Investing.com -- U.S.crude oil stockpiles dropped less than expected last week, marking the fourth-straight weekly draw, according to the Energy Information Administration.
Inventory declined by 1.6 million barrels last week, albeit falling short of expectations for a draw of 2.67 million barrels. Inventory dropped 4.5 million barrels the previous week.
The data follows the American Petroleum Institute's own report on Tuesday, which said that last week's inventory dropped more than 4.2 million barrels.
Crude stored at the Cushing, Oklahoma, facility dropped 607,000 barrels after rising 1.3 million barrels the previous week. Traders had expected a draw of 1.98 million barrels.
Gasoline inventory fell by an unexpectedly large 3.32 million barrels. Analysts had forecast a draw of just over 1 million barrels.
“It’s another mixed bag of data, with the crude draw coming in a million barrels below expectations while gasoline compensates that by falling about three times more," said Investing.com analyst Barani Krishnan.
On the exports front as well, there is an additional 1 million barrels per day in shipments at 5.65 million daily. Adding to that is another 1.5 million barrels outflow from the Strategic Petroleum Reserve, while production is steady at 10.7 million barrels per day.
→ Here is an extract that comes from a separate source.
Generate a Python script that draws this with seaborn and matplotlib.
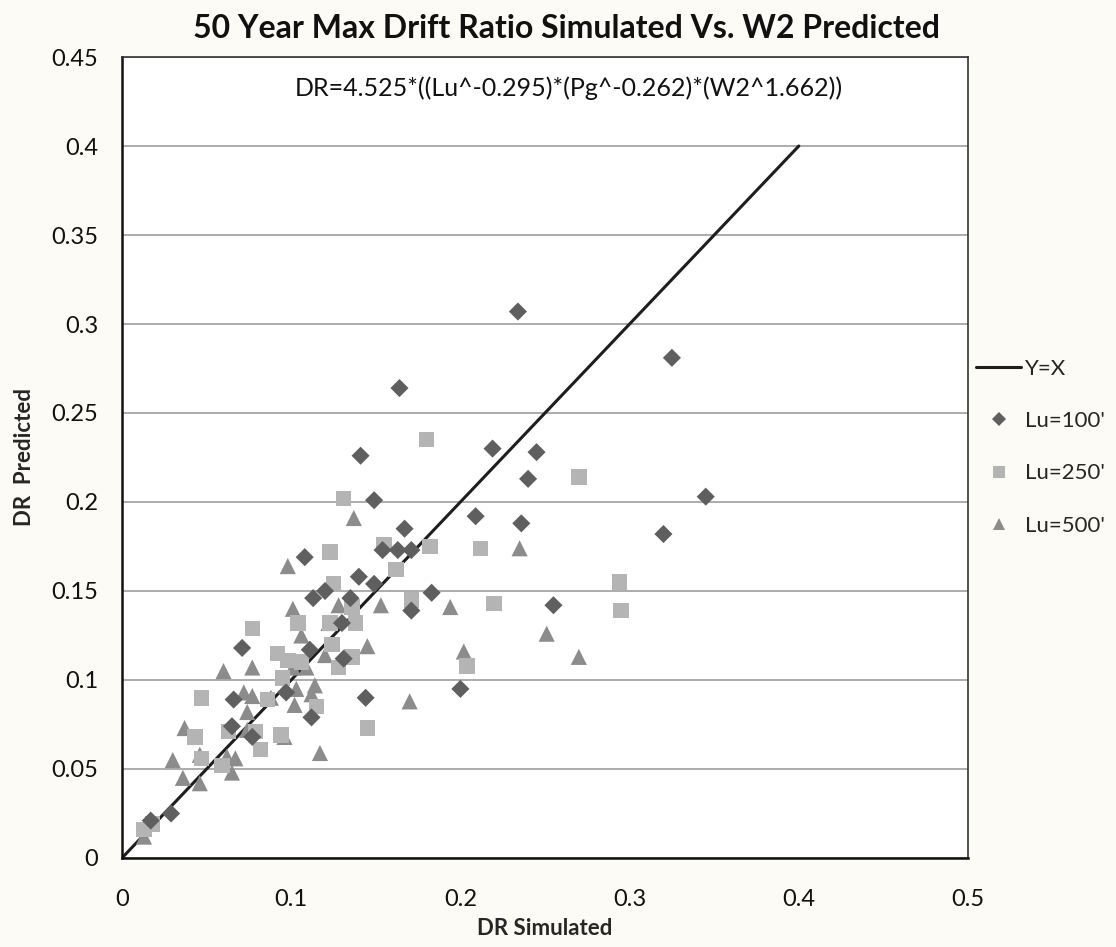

“For today, though, the action is being decided by what’s going at the OPEC+ panel meeting, whether the powers-that-be — the Saudis, essentially — get to force laggards like Iraq and Nigeria to comply with missed production cuts, while the alliance as a whole raises output. An OPEC+ draft statement says the pace of oil market recovery is slower than anticipated," Krishnan said. "It’s a delicate balancing act, no doubt.”